Some argue the focus on the tablets has distracted attention from a deeper malaise affecting Thai education. Although the proportion of children attending school has grown over the past decade, the quality of their education has deteriorated.

Thailand’s own ombudsman reported earlier this year that, despite the extra cash, the national standardised examination results show students’ scores in the core subjects of English, maths and science have been falling. The most recent Global Competitiveness Report of the World Economic Forum ranked Thailand a dismal 83 (India’s rank: 56) in terms of its “health and primary education”, one of four basic indicators.

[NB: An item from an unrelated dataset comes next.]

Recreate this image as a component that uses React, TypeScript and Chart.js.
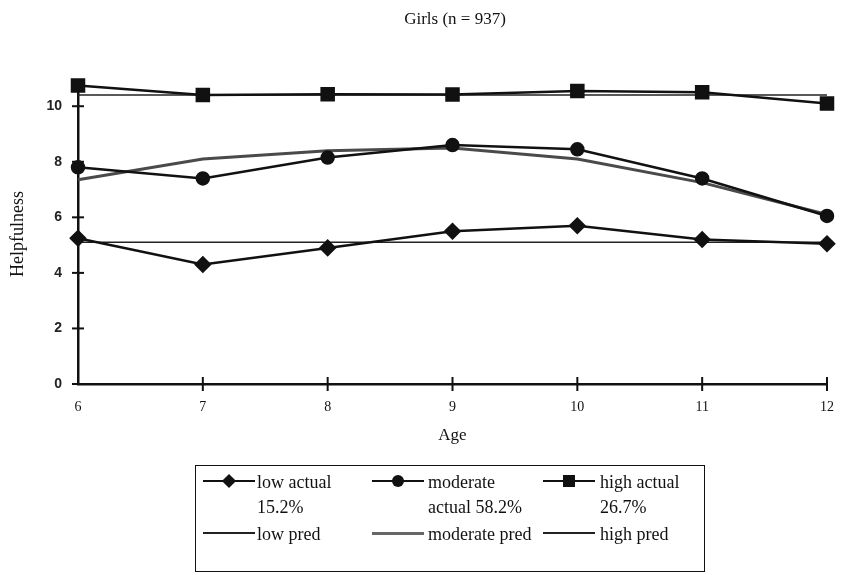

This is below others in the region such as Vietnam and Indonesia; only impoverished Cambodia performs worse.

Thailand’s scores on the respected international PISA test have remained almost static since 2003 whereas Indonesia, for instance, has been moving up from a lower base. In another recent competitiveness report Thailand was ranked 54 of 56 countries globally for English-language proficiency, the second lowest in Asia.
Why does Thailand fare so badly? Somkiat Tangkitvanich, an expert at the Thailand Development Research Institute, claims there is no mystery. As in India, most of the swelling education budget has gone on higher pay for teachers (who now often earn more than the starting salary of a university lecturer), yet no improvement in performance has been extracted in return.

Somkiat argues that schools have to be made more accountable to the people who use and pay for them. Parents should have access to a school’s performance report and teachers’ pay be linked to students’ results, he says. At the moment, only small weightage is given to results in assessing a teacher for a pay hike; far more consideration is given to how the teacher maintains order in the classroom. “It’s a very subjective evaluation,” argues Somkiat, based largely on “how well you butter up the headmaster”.

Others suggest bad schools could be closed, or turned over to the private sector. These are radical ideas for a conservative country and would mean taking on powerful vested interests — not least 400,000 or so well-paid teachers. Giving every child a tablet is a nice gimmick, but is unlikely to hold the key to educational excellence.